Мы опустим подробнейшее описание этого сновидения и обратимся к сцене в погребе «Красной руки», где мы находим критически реформированного Мастака, закованного в цепи, полусъеденного крысами, полумёртвого от голода, рычащего, как зверь, готового сойти с ума от истязаний Сычихи и Хромушки. Хромушка отдал в его руки Сычиху. Посмотрим на Мастака в тот момент, когда он совершает свою операцию над Сычихой. Он не только внешним образом копирует героя Рудольфа, выцарапывая у Сычихи глаза, но и морально подражает ему, повторяя лицемерные речи Рудольфа и украшая своё жестокое действие ханжескими фразами. Как только Сычиха очутилась во власти Мастака, он выражает «ужасающую радость»; его голос дрожит от бешенства.

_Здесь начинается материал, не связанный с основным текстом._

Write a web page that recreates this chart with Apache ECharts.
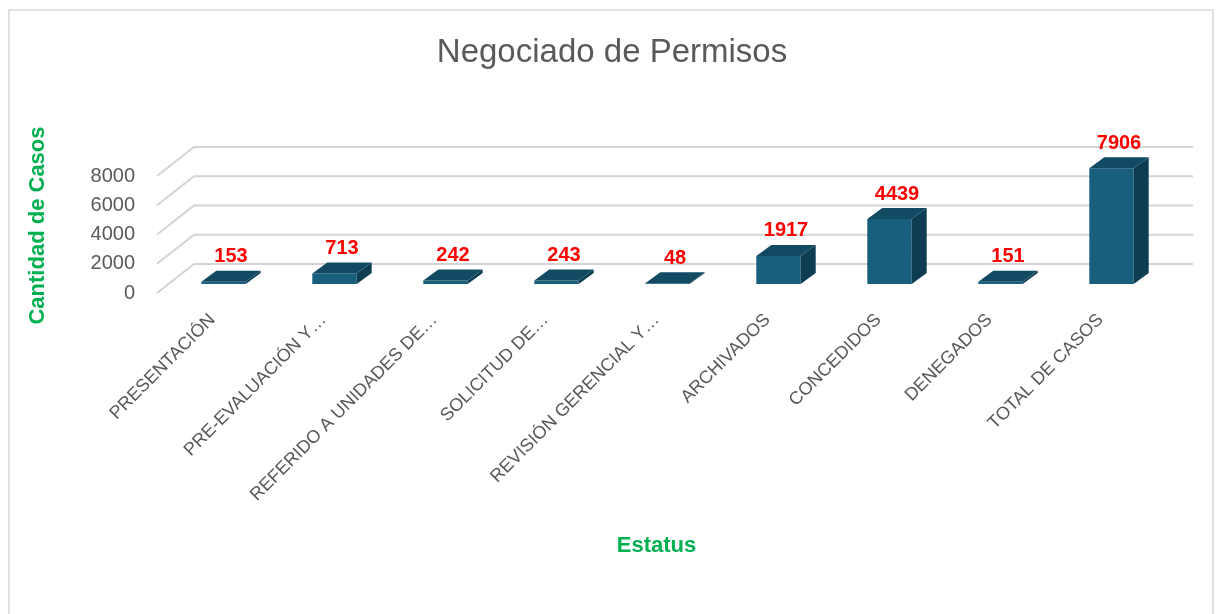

«Ты отлично понимаешь», — говорит он, — «что я не хочу покончить с тобой тотчас же… Пытка за пытку… Мне необходимо долго говорить с тобой, прежде чем убить тебя… Для тебя это будет ужасно. Прежде всего, видишь ли… с того времени, как мне приснился тот сон на ферме в Буквале, — сон, в котором перед моим взором предстали все наши преступления, сон, который чуть не свёл меня с ума… который сведёт меня с ума… с того времени во мне произошла странная перемена… Я ощутил ужас перед своей прежней жестокостью… Я не позволил тебе мучить Певунью, но то были ещё пустяки… Ты заманила меня в этот погреб, ты обрекла меня здесь на холод и голод… Ты оставила меня одного с моими ужасными мыслями… О, ты не знаешь, что значит быть одиноким… Одиночество очистило мою душу. Я не считал бы это возможным… Доказательством того, что я, быть может, менее преступен, нежели раньше, является то, что я испытываю безграничную радость, держа тебя здесь… тебя, чудовище… держа тебя не для того, чтобы мстить за себя, но… но чтобы отомстить за наши жертвы… Да, я исполню свой долг, наказав собственными руками свою сообщницу… Мне страшно теперь за мои прежние убийства, и тем не менее — не находишь ли ты это странным? — я без всякого страха, с полным спокойствием совершу над тобой ужасное убийство с ужасными утончённостями… Скажи же… скажи же… понимаешь ты это?»